Après douze années de service dans l’armée, il se retira dans la vie civile et s’installa dans un village très pauvre du Maharashtra, Ralegan Siddhi, qu’il s’efforcera de transformer peu à peu, tant au plan moral qu’au plan économique et social, en en faisant un village modèle. Avec l’aide d’un groupe de jeunes, il réussit à éradiquer la production et surtout la consommation d’alcool qui touchait de nombreux villageois et était à l’origine de fréquents conflits familiaux et de violences. Il s’attacha aussi à venir en aide aux fermiers locaux trop tributaires des saisons et très souvent endettés à des taux usuriers en développant une banque rurale et en lançant des programmes d’irrigation. Il réussit aussi à réduire la barrière existant entre les castes, les intouchables prenant peu à peu part à la vie sociale du village.

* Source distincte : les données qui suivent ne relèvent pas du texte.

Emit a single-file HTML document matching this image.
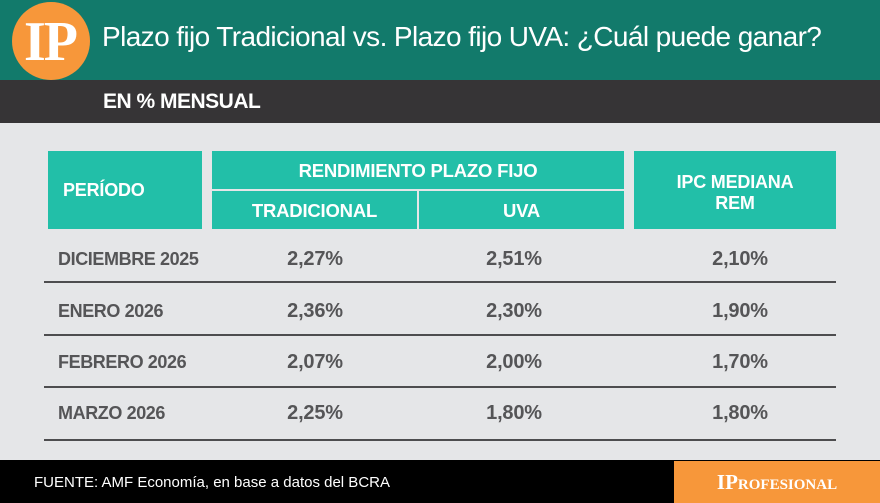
<!DOCTYPE html>
<html><head><meta charset="utf-8"><style>
*{margin:0;padding:0;box-sizing:border-box}
body{width:880px;height:503px;background:#e5e6e8;position:relative;overflow:hidden;font-family:"Liberation Sans",sans-serif}
.a{position:absolute}
.hdr{left:0;top:0;width:880px;height:80px;background:#127a6b}
.sub{left:0;top:80px;width:880px;height:43px;background:#363436}
.logo{left:12px;top:2px;width:78px;height:78px;border-radius:50%;background:#f7973a;color:#fff;font-family:"Liberation Serif",serif;font-weight:bold;font-size:56px;line-height:80px;text-align:center;letter-spacing:-2px;text-indent:-2px}
.title{left:102px;top:21px;color:#fff;font-size:28px;letter-spacing:-0.6px;white-space:nowrap}
.st{left:103px;top:90px;color:#fff;font-weight:bold;font-size:21px;letter-spacing:-0.5px}
.cell{background:#22bfa8;color:#fff;font-weight:bold;font-size:18px;display:flex;align-items:center;justify-content:center;letter-spacing:-0.2px;text-align:center;line-height:21px}
.line{height:2px;background:#4d4d4f;left:44px;width:792px}
.t{color:#555557;font-weight:bold;font-size:18px;letter-spacing:-0.4px}
.c{text-align:center;width:160px;font-size:20px;letter-spacing:-0.2px}
.foot{left:0;top:460px;width:880px;height:43px;background:#000}
.src{left:34px;top:474px;color:#fff;font-size:15px}
.brand{left:674px;top:461px;width:206px;height:42px;background:#f7973a;color:#fff;font-family:"Liberation Serif",serif;font-weight:bold;font-size:21px;font-variant:small-caps;line-height:42px;text-align:center}
</style></head><body>
<div class="a hdr"></div>
<div class="a sub"></div>
<div class="a logo">IP</div>
<div class="a title">Plazo fijo Tradicional vs. Plazo fijo UVA: ¿Cuál puede ganar?</div>
<div class="a st">EN % MENSUAL</div>

<div class="a cell" style="left:48px;top:151px;width:154px;height:78px;justify-content:flex-start;padding-left:15px">PERÍODO</div>
<div class="a cell" style="left:212px;top:151px;width:412px;height:38px;font-size:18.5px">RENDIMIENTO PLAZO FIJO</div>
<div class="a cell" style="left:212px;top:191px;width:205px;height:38px;font-size:18.5px">TRADICIONAL</div>
<div class="a cell" style="left:419px;top:191px;width:205px;height:38px;font-size:18.5px">UVA</div>
<div class="a cell" style="left:634px;top:151px;width:202px;height:78px;align-items:flex-start;padding-top:21px">IPC MEDIANA<br>REM</div>

<div class="a t" style="left:58px;top:249px">DICIEMBRE 2025</div>
<div class="a t c" style="left:235px;top:248px">2,27%</div>
<div class="a t c" style="left:434px;top:248px">2,51%</div>
<div class="a t c" style="left:660px;top:248px">2,10%</div>
<div class="a line" style="top:281px"></div>

<div class="a t" style="left:58px;top:301px">ENERO 2026</div>
<div class="a t c" style="left:235px;top:300px">2,36%</div>
<div class="a t c" style="left:434px;top:300px">2,30%</div>
<div class="a t c" style="left:660px;top:300px">1,90%</div>
<div class="a line" style="top:334px"></div>

<div class="a t" style="left:58px;top:352px">FEBRERO 2026</div>
<div class="a t c" style="left:235px;top:351px">2,07%</div>
<div class="a t c" style="left:434px;top:351px">2,00%</div>
<div class="a t c" style="left:660px;top:351px">1,70%</div>
<div class="a line" style="top:386px"></div>

<div class="a t" style="left:58px;top:403px">MARZO 2026</div>
<div class="a t c" style="left:235px;top:402px">2,25%</div>
<div class="a t c" style="left:434px;top:402px">1,80%</div>
<div class="a t c" style="left:660px;top:402px">1,80%</div>
<div class="a line" style="top:439px"></div>

<div class="a foot"></div>
<div class="a src">FUENTE: AMF Economía, en base a datos del BCRA</div>
<div class="a brand">IProfesional</div>
</body></html>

Dès 1991, il commence un véritable combat contre la corruption en lançant un mouvement appelé « Mouvement du Peuple contre la Corruption ». Il multiplie les jeûnes et les protestations contre les élus qui rechignent à rendre justice ou qui sont corrompus remportant de francs succès tant ses actions non-violentes mais pleines de force morale trouvent un écho dans la population.
Lors de son jeûne d’avril 2011, ou plus tard en août lors d’un autre mouvement, beaucoup se sont interrogés sur le fait de savoir si Hazare était un nouveau Gandhi pour l’Inde d’aujourd’hui. Quelques-uns se sont, bien sûr, employés à le critiquer et à montrer les ambiguïtés de certaines de ses positions sociales. Pourtant son combat et surtout le mouvement qu’il a contribué à faire naître dans le pays ne sont pas sans rappeler le combat du Père fondateur de l’Inde indépendante, la force de ce petit homme qui traversait le pays à moitié nu, pauvre et chétif, mais animé d’une détermination et d’une bonté qui ont donné une nouvelle espérance au pays. C’est cette espérance que l’on sent renaître pour l’Inde d’aujourd’hui.